# start of DATASET EXTRACT

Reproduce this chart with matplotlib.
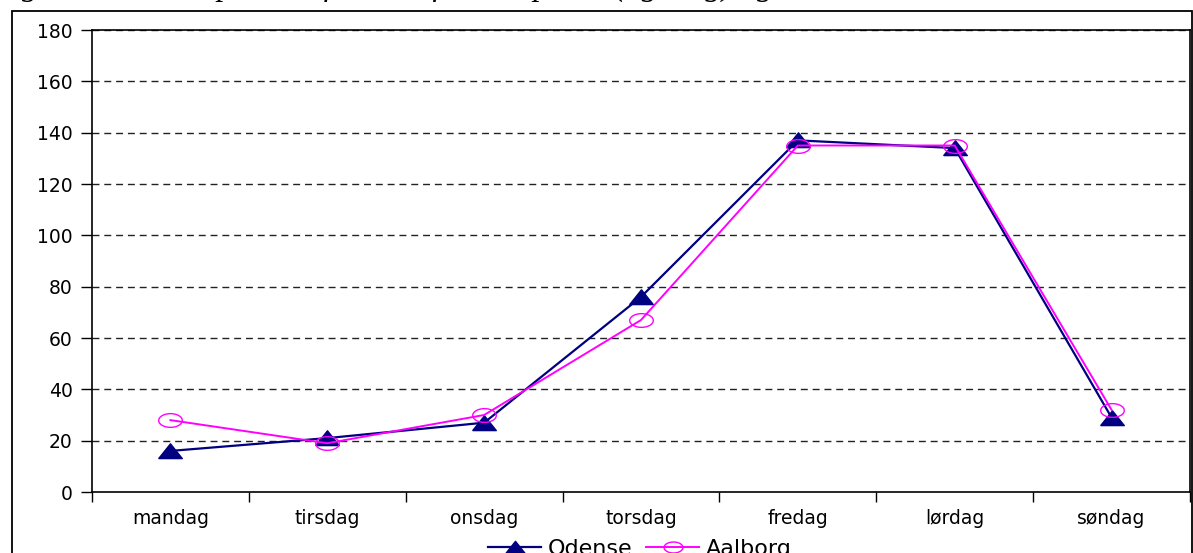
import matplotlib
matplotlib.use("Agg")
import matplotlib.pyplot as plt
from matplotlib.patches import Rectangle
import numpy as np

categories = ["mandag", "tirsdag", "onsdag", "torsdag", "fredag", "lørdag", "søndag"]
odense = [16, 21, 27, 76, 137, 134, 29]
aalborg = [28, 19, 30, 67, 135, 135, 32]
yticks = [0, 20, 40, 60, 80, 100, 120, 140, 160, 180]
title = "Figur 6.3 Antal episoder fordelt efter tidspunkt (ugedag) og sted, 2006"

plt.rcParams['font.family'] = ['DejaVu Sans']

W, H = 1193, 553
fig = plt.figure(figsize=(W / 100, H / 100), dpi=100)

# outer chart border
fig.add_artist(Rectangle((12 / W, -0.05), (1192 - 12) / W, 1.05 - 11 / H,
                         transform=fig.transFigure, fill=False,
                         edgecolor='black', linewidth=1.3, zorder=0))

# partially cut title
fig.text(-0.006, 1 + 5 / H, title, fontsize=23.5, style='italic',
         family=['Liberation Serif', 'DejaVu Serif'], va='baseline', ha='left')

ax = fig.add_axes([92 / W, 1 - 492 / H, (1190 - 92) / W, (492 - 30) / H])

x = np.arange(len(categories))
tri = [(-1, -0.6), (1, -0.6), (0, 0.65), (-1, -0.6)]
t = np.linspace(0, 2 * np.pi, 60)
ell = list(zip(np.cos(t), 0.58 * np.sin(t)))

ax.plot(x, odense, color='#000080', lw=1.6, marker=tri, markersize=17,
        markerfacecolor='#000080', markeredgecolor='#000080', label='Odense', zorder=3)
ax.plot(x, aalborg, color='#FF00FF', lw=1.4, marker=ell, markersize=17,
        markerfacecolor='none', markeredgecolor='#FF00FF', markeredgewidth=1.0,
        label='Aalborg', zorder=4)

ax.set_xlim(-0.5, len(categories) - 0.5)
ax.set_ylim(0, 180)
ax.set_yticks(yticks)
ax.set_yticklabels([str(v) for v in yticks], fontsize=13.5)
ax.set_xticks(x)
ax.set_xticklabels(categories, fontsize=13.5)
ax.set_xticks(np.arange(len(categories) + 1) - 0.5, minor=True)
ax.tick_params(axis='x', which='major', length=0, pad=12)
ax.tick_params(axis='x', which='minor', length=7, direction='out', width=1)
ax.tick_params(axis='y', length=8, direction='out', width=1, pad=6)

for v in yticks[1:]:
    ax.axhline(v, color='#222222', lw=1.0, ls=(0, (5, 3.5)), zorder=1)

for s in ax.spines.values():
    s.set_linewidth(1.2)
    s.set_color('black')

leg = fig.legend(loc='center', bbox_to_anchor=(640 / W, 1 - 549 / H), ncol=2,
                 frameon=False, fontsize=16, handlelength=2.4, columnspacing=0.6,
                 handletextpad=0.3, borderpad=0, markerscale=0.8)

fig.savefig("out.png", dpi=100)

# end of DATASET EXTRACT

Return only the lines running from the top of the data to the line that holds "import numpy as np". Include both of those lines, but skip the pictures.

SOLUTION FOR THIS EXERCISE
Reproduce this chart with matplotlib.
import matplotlib
matplotlib.use("Agg")
import matplotlib.pyplot as plt
from matplotlib.patches import Rectangle
import numpy as np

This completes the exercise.